- **STATED PROBLEM**: Leave out any picture and return the remaining listing below exactly as given.

────

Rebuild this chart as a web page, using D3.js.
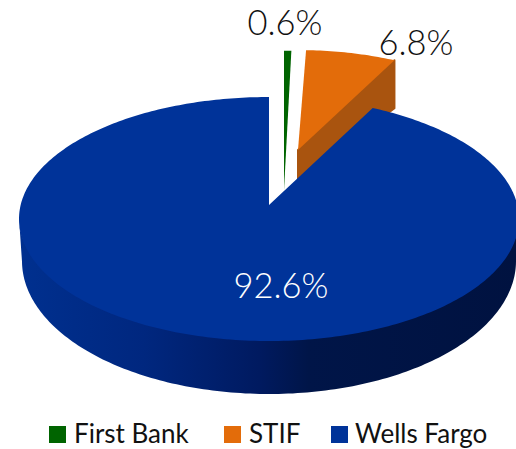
<!DOCTYPE html>
<html><head><meta charset="utf-8">
<script src="https://cdn.jsdelivr.net/npm/d3@7"></script>
<style>html,body{margin:0;background:#fff}svg{display:block}text{font-family:Lato,"Open Sans",sans-serif}</style>
</head><body><svg id="c" width="516" height="449"></svg>
<script>
const categories = ["First Bank", "STIF", "Wells Fargo"];
const shares = [0.6, 6.8, 92.6];
const shareLabels = ["0.6%", "6.8%", "92.6%"];
const topColors = ["#006400", "#e36c0a", "#003399"];
const sideColors = ["#004a00", "#a9540f", "#00206f"];

const svg = d3.select("#c");
const defs = svg.append("defs");

// projection of the tilted disc
const ell = {cx: 269, cy: 219, rx: 250, ry: 122};
const apex = {x: 269, y: 205};
const pieAngles = d3.pie().sort(null).value(d => d)(shares);

// each slice: apex position, and rim scale horizontally / vertically
const explode = [
  {x: 284, y: 190, sx: 0.85, sy: 1.29},
  {x: 298, y: 150, sx: 0.93, sy: 0.925},
  {x: 269, y: 205, sx: 1, sy: 1}
];
const depthAt = d3.scaleLinear().domain([0, 1]).range([30, 48]);
const wallDepth = d3.scaleLinear().domain([219, 341]).range([42, 53]);

function rimPoint(theta) {
  const dx = Math.sin(theta) * ell.rx * 1.04, dy = -Math.cos(theta) * ell.ry;
  const ox = (apex.x - ell.cx) / ell.rx, oy = (apex.y - ell.cy) / ell.ry;
  const ux = dx / ell.rx, uy = dy / ell.ry;
  const a = ux * ux + uy * uy, b = 2 * (ox * ux + oy * uy), c = ox * ox + oy * oy - 1;
  const t = (-b + Math.sqrt(b * b - 4 * a * c)) / (2 * a);
  return [dx * t, dy * t];
}
function rimPath(e, a0, a1) {
  const n = Math.max(4, Math.ceil((a1 - a0) * 60));
  return d3.range(n + 1).map(i => {
    const p = rimPoint(a0 + (a1 - a0) * i / n);
    return [e.x + p[0] * e.sx, e.y + p[1] * e.sy];
  });
}
const poly = d3.line();
const g = svg.append("g");

// orange cut face, behind the blue disc
const orange = pieAngles[1], eO = explode[1];
const corner = rimPath(eO, orange.endAngle, orange.endAngle).pop();
g.append("path").attr("fill", sideColors[1])
  .attr("stroke", sideColors[1]).attr("stroke-width", 2).attr("stroke-linejoin", "round")
  .attr("d", poly([[eO.x, eO.y], corner, [corner[0], corner[1] + depthAt(1)], [eO.x, eO.y + depthAt(0)]]) + "Z");

// blue wall
const grad = defs.append("linearGradient").attr("id", "wall").attr("x1", 0).attr("x2", 1).attr("y1", 0).attr("y2", 0);
[[0, "#00308f"], [0.25, "#00277f"], [0.48, "#001a60"], [0.58, "#001548"], [1, "#001240"]]
  .forEach(s => grad.append("stop").attr("offset", s[0]).attr("stop-color", s[1]));
const blue = pieAngles[2], eB = explode[2];
const rimB = rimPath(eB, blue.startAngle, blue.endAngle);
const lower = rimB.filter(p => p[1] >= ell.cy);
const wallOuter = lower.slice().reverse().map(p => [
  p[0] + (p[0] < 269 ? 3 : -3) * Math.abs(p[0] - 269) / 250,
  p[1] + wallDepth(p[1])
]);
g.append("path").attr("fill", "url(#wall)")
  .attr("d", poly([...lower.map(p => [p[0], p[1] - 2]), ...wallOuter]) + "Z");

// top faces
[0, 1, 2].forEach(i => {
  const s = pieAngles[i], e = explode[i];
  g.append("path").attr("fill", topColors[i])
    .attr("d", poly([[e.x, e.y], ...rimPath(e, s.startAngle, s.endAngle)]) + "Z");
});

// data labels
const labelPos = [[285, 35], [416, 55], [281, 298]];
const labelFill = ["#111111", "#111111", "#ffffff"];
svg.append("g").selectAll("text").data(shareLabels).join("text")
  .attr("x", (d, i) => labelPos[i][0]).attr("y", (d, i) => labelPos[i][1])
  .attr("text-anchor", "middle").attr("font-size", 34.5).attr("font-weight", 300)
  .attr("fill", (d, i) => labelFill[i]).text(d => d);

// legend
const swatchX = [49, 224, 331], textX = [74, 249, 355];
const lg = svg.append("g");
categories.forEach((c, i) => {
  lg.append("rect").attr("x", swatchX[i]).attr("y", 426).attr("width", 17).attr("height", 17).attr("fill", topColors[i]);
  lg.append("text").attr("x", textX[i]).attr("y", 443).attr("font-size", 26).attr("fill", "#111111").text(c);
});
</script></body></html>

────

- **CORRECT RESULT**:
Rebuild this chart as a web page, using D3.js.
<!DOCTYPE html>
<html><head><meta charset="utf-8">
<script src="https://cdn.jsdelivr.net/npm/d3@7"></script>
<style>html,body{margin:0;background:#fff}svg{display:block}text{font-family:Lato,"Open Sans",sans-serif}</style>
</head><body><svg id="c" width="516" height="449"></svg>
<script>
const categories = ["First Bank", "STIF", "Wells Fargo"];
const shares = [0.6, 6.8, 92.6];
const shareLabels = ["0.6%", "6.8%", "92.6%"];
const topColors = ["#006400", "#e36c0a", "#003399"];
const sideColors = ["#004a00", "#a9540f", "#00206f"];

const svg = d3.select("#c");
const defs = svg.append("defs");

// projection of the tilted disc
const ell = {cx: 269, cy: 219, rx: 250, ry: 122};
const apex = {x: 269, y: 205};
const pieAngles = d3.pie().sort(null).value(d => d)(shares);

// each slice: apex position, and rim scale horizontally / vertically
const explode = [
  {x: 284, y: 190, sx: 0.85, sy: 1.29},
  {x: 298, y: 150, sx: 0.93, sy: 0.925},
  {x: 269, y: 205, sx: 1, sy: 1}
];
const depthAt = d3.scaleLinear().domain([0, 1]).range([30, 48]);
const wallDepth = d3.scaleLinear().domain([219, 341]).range([42, 53]);

function rimPoint(theta) {
  const dx = Math.sin(theta) * ell.rx * 1.04, dy = -Math.cos(theta) * ell.ry;
  const ox = (apex.x - ell.cx) / ell.rx, oy = (apex.y - ell.cy) / ell.ry;
  const ux = dx / ell.rx, uy = dy / ell.ry;
  const a = ux * ux + uy * uy, b = 2 * (ox * ux + oy * uy), c = ox * ox + oy * oy - 1;
  const t = (-b + Math.sqrt(b * b - 4 * a * c)) / (2 * a);
  return [dx * t, dy * t];
}
function rimPath(e, a0, a1) {
  const n = Math.max(4, Math.ceil((a1 - a0) * 60));
  return d3.range(n + 1).map(i => {
    const p = rimPoint(a0 + (a1 - a0) * i / n);
    return [e.x + p[0] * e.sx, e.y + p[1] * e.sy];
  });
}
const poly = d3.line();
const g = svg.append("g");

// orange cut face, behind the blue disc
const orange = pieAngles[1], eO = explode[1];
const corner = rimPath(eO, orange.endAngle, orange.endAngle).pop();
g.append("path").attr("fill", sideColors[1])
  .attr("stroke", sideColors[1]).attr("stroke-width", 2).attr("stroke-linejoin", "round")
  .attr("d", poly([[eO.x, eO.y], corner, [corner[0], corner[1] + depthAt(1)], [eO.x, eO.y + depthAt(0)]]) + "Z");

// blue wall
const grad = defs.append("linearGradient").attr("id", "wall").attr("x1", 0).attr("x2", 1).attr("y1", 0).attr("y2", 0);
[[0, "#00308f"], [0.25, "#00277f"], [0.48, "#001a60"], [0.58, "#001548"], [1, "#001240"]]
  .forEach(s => grad.append("stop").attr("offset", s[0]).attr("stop-color", s[1]));
const blue = pieAngles[2], eB = explode[2];
const rimB = rimPath(eB, blue.startAngle, blue.endAngle);
const lower = rimB.filter(p => p[1] >= ell.cy);
const wallOuter = lower.slice().reverse().map(p => [
  p[0] + (p[0] < 269 ? 3 : -3) * Math.abs(p[0] - 269) / 250,
  p[1] + wallDepth(p[1])
]);
g.append("path").attr("fill", "url(#wall)")
  .attr("d", poly([...lower.map(p => [p[0], p[1] - 2]), ...wallOuter]) + "Z");

// top faces
[0, 1, 2].forEach(i => {
  const s = pieAngles[i], e = explode[i];
  g.append("path").attr("fill", topColors[i])
    .attr("d", poly([[e.x, e.y], ...rimPath(e, s.startAngle, s.endAngle)]) + "Z");
});

// data labels
const labelPos = [[285, 35], [416, 55], [281, 298]];
const labelFill = ["#111111", "#111111", "#ffffff"];
svg.append("g").selectAll("text").data(shareLabels).join("text")
  .attr("x", (d, i) => labelPos[i][0]).attr("y", (d, i) => labelPos[i][1])
  .attr("text-anchor", "middle").attr("font-size", 34.5).attr("font-weight", 300)
  .attr("fill", (d, i) => labelFill[i]).text(d => d);

// legend
const swatchX = [49, 224, 331], textX = [74, 249, 355];
const lg = svg.append("g");
categories.forEach((c, i) => {
  lg.append("rect").attr("x", swatchX[i]).attr("y", 426).attr("width", 17).attr("height", 17).attr("fill", topColors[i]);
  lg.append("text").attr("x", textX[i]).attr("y", 443).attr("font-size", 26).attr("fill", "#111111").text(c);
});
</script></body></html>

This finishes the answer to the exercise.